Under the current e-commerce regulations, any e-commerce websites for sales (ie e-commerce websites created by entities/individuals to support the promotion or sales of their own products or services), including those created only for the purposes of marketing (eg introduction or display of products) are subject to the requirement of notification of the websites to the MOIT.
The Draft Decree had made it clear that only e-commerce websites for sales which have the online ordering function are now subject to this requirement. This is a welcome change to reduce administrative burden on owners of e-commerce websites for sales.
The Draft Decree will provide for a more comprehensive legal framework to regulate the fast-growing e-commerce industry in Vietnam to provide for greater protection for Vietnamese consumers participating in e-commerce transactions and additional tools for the state management of e-commerce activities.
In our view, the proposed restrictions on foreign investment are too stringent and may severely impact Vietnamese e-commerce companies that have been relying on funds from foreign investors for their rapid growth and expansion in Vietnam.
The approach to foreign investment in the e-commerce sector under the Draft Decree seems to be consistent with the Vietnamese Government's general policy towards foreign investment under the new Law on Investment (see our Insight for a more detailed analysis) which will come into effect from 1 January 2021. Under this law, while Vietnam continues to attract more foreign investment, emphasis will now also be placed on the quality and effectiveness of foreign investment activities and the national security considerations in licensing these activities. However, in our view, the proposed restrictions on foreign investment are too stringent and may severely impact Vietnamese e-commerce companies that have been relying on funds from foreign investors for their rapid growth and expansion in Vietnam.
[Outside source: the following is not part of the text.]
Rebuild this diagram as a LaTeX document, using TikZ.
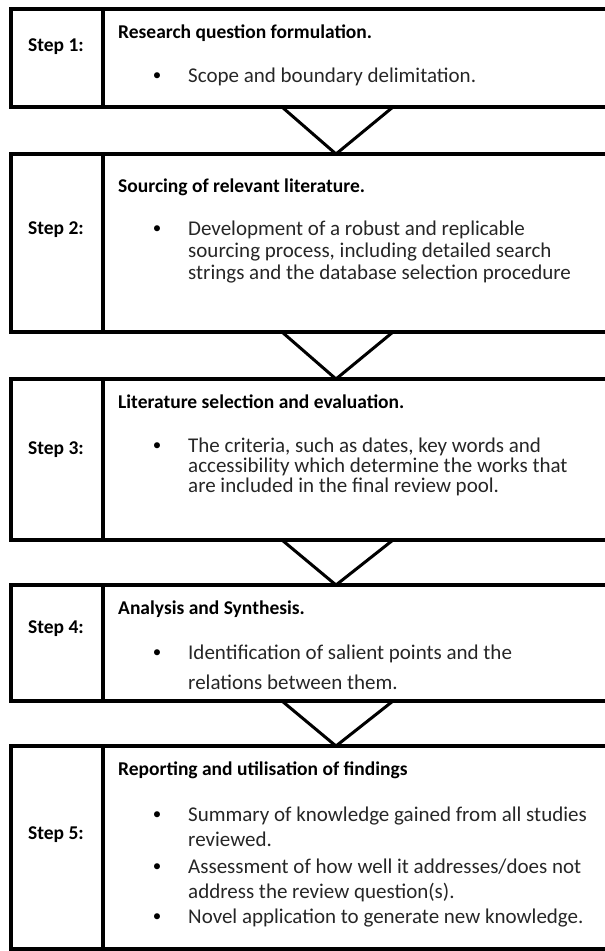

It is proposed that the Draft Decree will be submitted by the MOIT to the Government for review in the first quarter of 2021. We will continue to follow the development of this important regulation and update our readers.
Our review and comments are based on the Draft Decree published on the official website of the Ministry of Industry and Trade on 29 October 2020.
It has not been concluded under the Draft Decree as to whether such threshold should be fixed at 100,000 transactions per year or be determined and published by Vietnamese authorities from time to time.
It has not been concluded under the Draft Decree as to whether the foreign entity must establish a representative office or may appoint a person to act as its authorised representative to be responsible for quality of products distributed to Vietnamese customers.